WHAT IS ASKED: Using the listing below, output only the lines from the one that contains "Reproduce this chart with Plotly." through the one that contains "return (x - ML) / PW, 1 - (y - MT) / PH", inclusive, exactly as given and without images.
╭─ RECORDS FOR THE EXERCISE
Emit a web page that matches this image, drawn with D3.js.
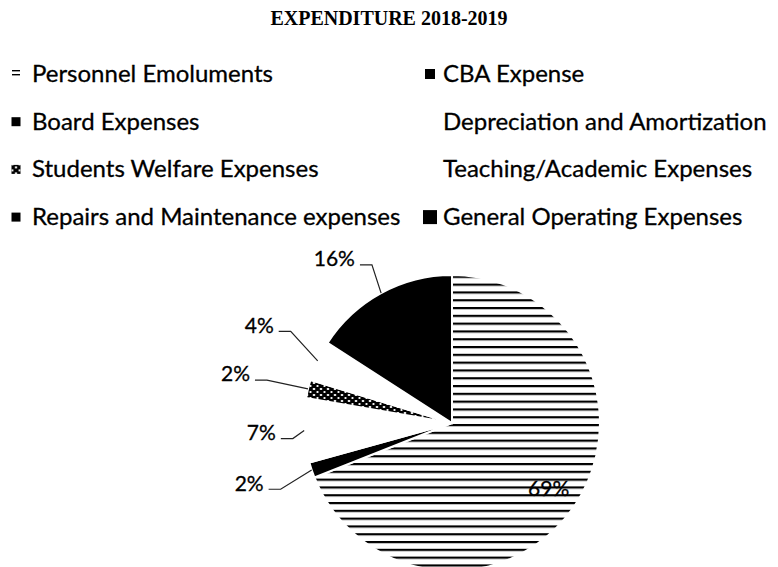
<!DOCTYPE html>
<html>
<head>
<meta charset="utf-8">
<title>Expenditure 2018-2019</title>
<script src="https://cdn.jsdelivr.net/npm/d3@7"></script>
<style>
  body { margin: 0; background: #fff; }
  text { font-family: Lato, "Open Sans", sans-serif; fill: #000; stroke: #000; stroke-width: 0.3px; }
</style>
</head>
<body>
<script>
// Data (percent of total expenditure)
const title = "EXPENDITURE 2018-2019";
const categories = [
  "Personnel Emoluments", "CBA Expense",
  "Board Expenses", "Depreciation and Amortization",
  "Students Welfare Expenses", "Teaching/Academic Expenses",
  "Repairs and Maintenance expenses", "General Operating Expenses"
];
const shares = [69.0, 1.7, 7.0, 2.0, 4.4, 0, 0, 15.9];

// looks, as in the black & white print
const sliceFill = ["url(#hatch)", "#000", "#fff", "url(#weave)", "#fff", "#fff", "#fff", "#000"];
const swatchFill = ["url(#hatchSmall)", "#000", "#000", "none", "url(#weave)", "none", "#000", "#000"];
const swatchSize = [8, 10, 9, 0, 9, 0, 9, 14];
// label placement: [radius factor, angle shift in degrees]
const labelPlace = [[0.79, 0], [1.43, 2], [1.29, 0], [1.5, -0.6], [1.46, 2], null, null, [1.365, -7]];

const w = 778, h = 567;
const cx = 452, cy = 423, r = 148;

const svg = d3.select("body").append("svg")
  .attr("width", w)
  .attr("height", h);

const defs = svg.append("defs");

const hatch = defs.append("pattern")
  .attr("id", "hatch")
  .attr("patternUnits", "userSpaceOnUse")
  .attr("width", 12).attr("height", 7.8)
  .attr("y", 1);
hatch.append("rect").attr("width", 12).attr("height", 7.8).attr("fill", "#fff");
hatch.append("rect").attr("width", 12).attr("height", 2.2).attr("fill", "#000");

const hatchSmall = defs.append("pattern")
  .attr("id", "hatchSmall")
  .attr("patternUnits", "userSpaceOnUse")
  .attr("width", 8).attr("height", 4);
hatchSmall.append("rect").attr("width", 8).attr("height", 4).attr("fill", "#fff");
hatchSmall.append("rect").attr("width", 8).attr("height", 1.4).attr("fill", "#000");

const weave = defs.append("pattern")
  .attr("id", "weave")
  .attr("patternUnits", "userSpaceOnUse")
  .attr("width", 7).attr("height", 6);
weave.append("rect").attr("width", 7).attr("height", 6).attr("fill", "#000");
weave.append("ellipse").attr("cx", 2).attr("cy", 2).attr("rx", 1.4).attr("ry", 1.1).attr("fill", "#fff");
weave.append("ellipse").attr("cx", 5.5).attr("cy", 5).attr("rx", 1.2).attr("ry", 0.9).attr("fill", "#fff");

// Title
svg.append("text")
  .attr("x", 389)
  .attr("y", 25)
  .attr("text-anchor", "middle")
  .style("font-family", "'Liberation Serif', 'Times New Roman', serif")
  .style("font-weight", "bold")
  .style("font-size", "20px")
  .style("stroke", "none")
  .text(title);

// Legend, two columns filled row by row
const colX = [16, 430];
const textX = [32, 443];
const legend = svg.append("g").selectAll("g")
  .data(categories)
  .enter()
  .append("g")
  .attr("transform", (d, i) => `translate(0, ${82 + Math.floor(i / 2) * 47.7})`);

legend.append("rect")
  .attr("x", (d, i) => colX[i % 2] - swatchSize[i] / 2)
  .attr("y", (d, i) => -8 - swatchSize[i] / 2)
  .attr("width", (d, i) => swatchSize[i])
  .attr("height", (d, i) => swatchSize[i])
  .attr("fill", (d, i) => swatchFill[i]);

legend.append("text")
  .attr("x", (d, i) => textX[i % 2])
  .attr("y", 0)
  .style("font-size", "24px")
  .text(d => d);

// Pie
const pie = d3.pie().sort(null).value(d => d);
const arcs = pie(shares);
const arc = d3.arc().innerRadius(0).outerRadius(r);

const g = svg.append("g").attr("transform", `translate(${cx},${cy})`);

g.selectAll("path")
  .data(arcs)
  .enter()
  .append("path")
  .attr("d", arc)
  .attr("fill", (d, i) => sliceFill[i])
  .attr("stroke", "#fff")
  .attr("stroke-width", 2);

// Data labels
const fmt = d3.format(".0f");
function polar(a, rad) {
  return [rad * Math.sin(a), -rad * Math.cos(a)];
}

arcs.forEach(function (d, i) {
  const place = labelPlace[i];
  if (!place || d.data === 0) return;
  const mid = (d.startAngle + d.endAngle) / 2;
  const [lx, ly] = polar(mid + place[1] * Math.PI / 180, r * place[0]);
  const label = g.append("text")
    .attr("x", lx)
    .attr("y", ly)
    .attr("dy", "0.35em")
    .attr("text-anchor", "middle")
    .style("font-size", "21px")
    .text(fmt(d.data) + "%");

  if (place[0] > 1) {
    const half = label.node().getComputedTextLength() / 2;
    const [ex, ey] = polar(mid, r);
    const sx = lx + half + 5, sy = ly + 6;
    g.insert("path", "text")
      .attr("d", d3.line()([[sx, sy], [sx + 12, sy], [ex, ey]]))
      .attr("fill", "none")
      .attr("stroke", "#222")
      .attr("stroke-width", 1.2);
  }
});
</script>
</body>
</html>
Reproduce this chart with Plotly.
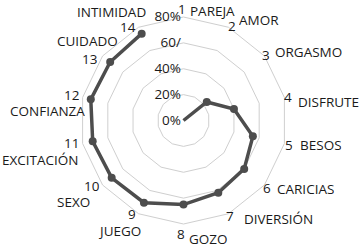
import plotly.graph_objects as go

numbers = ["1", "2", "3", "4", "5", "6", "7", "8", "9", "10", "11", "12", "13", "14"]
words = ["PAREJA", "AMOR", "ORGASMO", "DISFRUTE", "BESOS", "CARICIAS", "DIVERSIÓN",
         "GOZO", "JUEGO", "SEXO", "EXCITACIÓN", "CONFIANZA", "CUIDADO", "INTIMIDAD"]
categories = [n + " " + w for n, w in zip(numbers, words)]
values = [0, 0, 23, 40, 55, 60, 62, 65, 70.5, 71, 72, 73.5, 72.5, 74.5]
radial_ticks = [0, 20, 40, 60, 80]
radial_labels = ["0%", "20%", "40%", "60/", "80%"]

# label placement (pixels from top-left): number (x, y, anchor), word (x, y, anchor)
num_pos = [(181.5, 8.5, "center"), (232, 25.5, "center"), (266, 54, "center"), (288, 97, "center"),
           (288.5, 144, "center"), (266.5, 187, "center"), (230, 215, "center"),
           (180.5, 233, "center"), (131.5, 213.5, "center"), (101, 185, "right"),
           (80, 142, "right"), (80, 94, "right"), (98, 58, "right"), (137, 26.5, "right")]
word_pos = [(189, 10, "left"), (238, 19.5, "left"), (274, 51, "left"), (297, 101, "left"),
            (299, 144, "left"), (276, 188, "left"), (243, 218, "left"), (188, 238, "left"),
            (142, 230.5, "right"), (91, 201, "right"), (80, 159, "right"), (86, 110.5, "right"),
            (119, 41, "right"), (147, 11.5, "right")]

W, H = 362, 250
ML, MR, MT, MB = 80, 75, 17, 26
PW, PH = W - ML - MR, H - MT - MB


def px2paper(x, y):
    return (x - ML) / PW, 1 - (y - MT) / PH


fig = go.Figure()
fig.add_trace(go.Scatterpolar(
    r=values, theta=categories, mode="lines+markers",
    line=dict(color="#4d4d4d", width=3.5),
    marker=dict(color="#4d4d4d", size=8),
    cliponaxis=False, showlegend=False,
))

annotations = []
for txt, (x, y, anc) in list(zip(numbers, num_pos)) + list(zip(words, word_pos)):
    xp, yp = px2paper(x, y)
    annotations.append(dict(text=txt, x=xp, y=yp, xref="paper", yref="paper",
                            xanchor=anc, yanchor="middle", showarrow=False, borderpad=0,
                            height=17, valign="middle",
                            font=dict(size=13.5, color="#1a1a1a")))

fig.update_layout(
    width=W, height=H,
    margin=dict(l=ML, r=MR, t=MT, b=MB),
    paper_bgcolor="white",
    font=dict(family="Open Sans, DejaVu Sans", size=13.5, color="#1a1a1a"),
    annotations=annotations,
    polar=dict(
        bgcolor="white",
        gridshape="linear",
        domain=dict(x=[0, 1], y=[0, 1]),
        angularaxis=dict(
            rotation=90, direction="clockwise",
            showgrid=False, showline=True, linecolor="#cfcfcf", linewidth=1,
            ticks="", showticklabels=False,
        ),
        radialaxis=dict(
            range=[0, 80], tickvals=radial_ticks, ticktext=radial_labels,
            angle=90, tickangle=90, side="counterclockwise",
            showline=False, ticks="", gridcolor="#cfcfcf", gridwidth=1,
            tickfont=dict(size=13.5, color="#1a1a1a"),
        ),
    ),
)

fig.write_html("out.html", config={"displayModeBar": False},
               post_script="document.body.style.margin='0';document.body.style.overflow='hidden';")
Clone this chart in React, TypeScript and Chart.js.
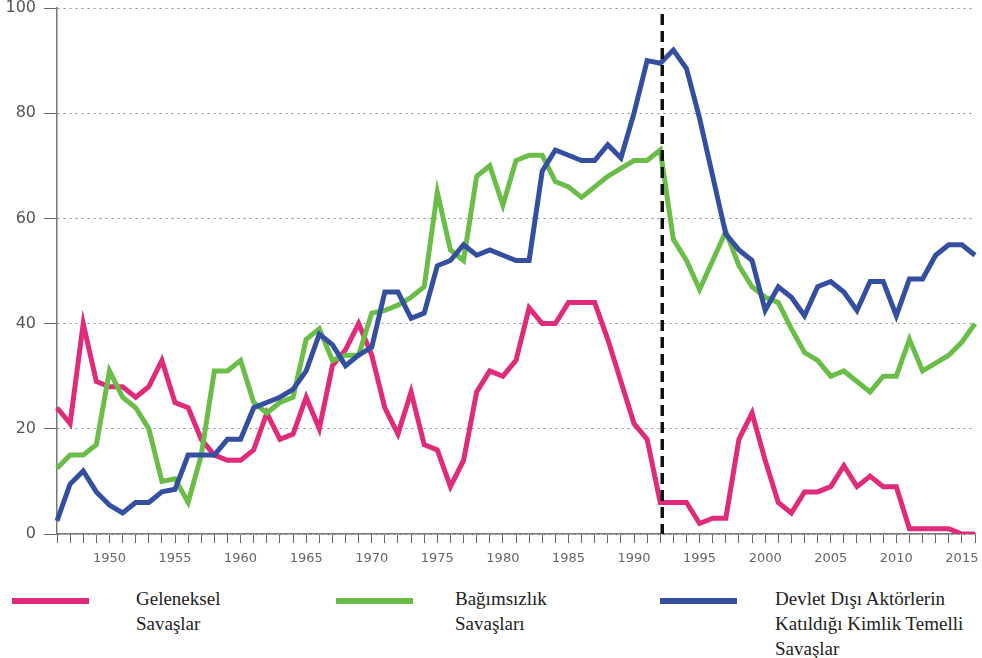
╰─
WORKED ANSWER:
Reproduce this chart with Plotly.
import plotly.graph_objects as go

numbers = ["1", "2", "3", "4", "5", "6", "7", "8", "9", "10", "11", "12", "13", "14"]
words = ["PAREJA", "AMOR", "ORGASMO", "DISFRUTE", "BESOS", "CARICIAS", "DIVERSIÓN",
         "GOZO", "JUEGO", "SEXO", "EXCITACIÓN", "CONFIANZA", "CUIDADO", "INTIMIDAD"]
categories = [n + " " + w for n, w in zip(numbers, words)]
values = [0, 0, 23, 40, 55, 60, 62, 65, 70.5, 71, 72, 73.5, 72.5, 74.5]
radial_ticks = [0, 20, 40, 60, 80]
radial_labels = ["0%", "20%", "40%", "60/", "80%"]

# label placement (pixels from top-left): number (x, y, anchor), word (x, y, anchor)
num_pos = [(181.5, 8.5, "center"), (232, 25.5, "center"), (266, 54, "center"), (288, 97, "center"),
           (288.5, 144, "center"), (266.5, 187, "center"), (230, 215, "center"),
           (180.5, 233, "center"), (131.5, 213.5, "center"), (101, 185, "right"),
           (80, 142, "right"), (80, 94, "right"), (98, 58, "right"), (137, 26.5, "right")]
word_pos = [(189, 10, "left"), (238, 19.5, "left"), (274, 51, "left"), (297, 101, "left"),
            (299, 144, "left"), (276, 188, "left"), (243, 218, "left"), (188, 238, "left"),
            (142, 230.5, "right"), (91, 201, "right"), (80, 159, "right"), (86, 110.5, "right"),
            (119, 41, "right"), (147, 11.5, "right")]

W, H = 362, 250
ML, MR, MT, MB = 80, 75, 17, 26
PW, PH = W - ML - MR, H - MT - MB


def px2paper(x, y):
    return (x - ML) / PW, 1 - (y - MT) / PH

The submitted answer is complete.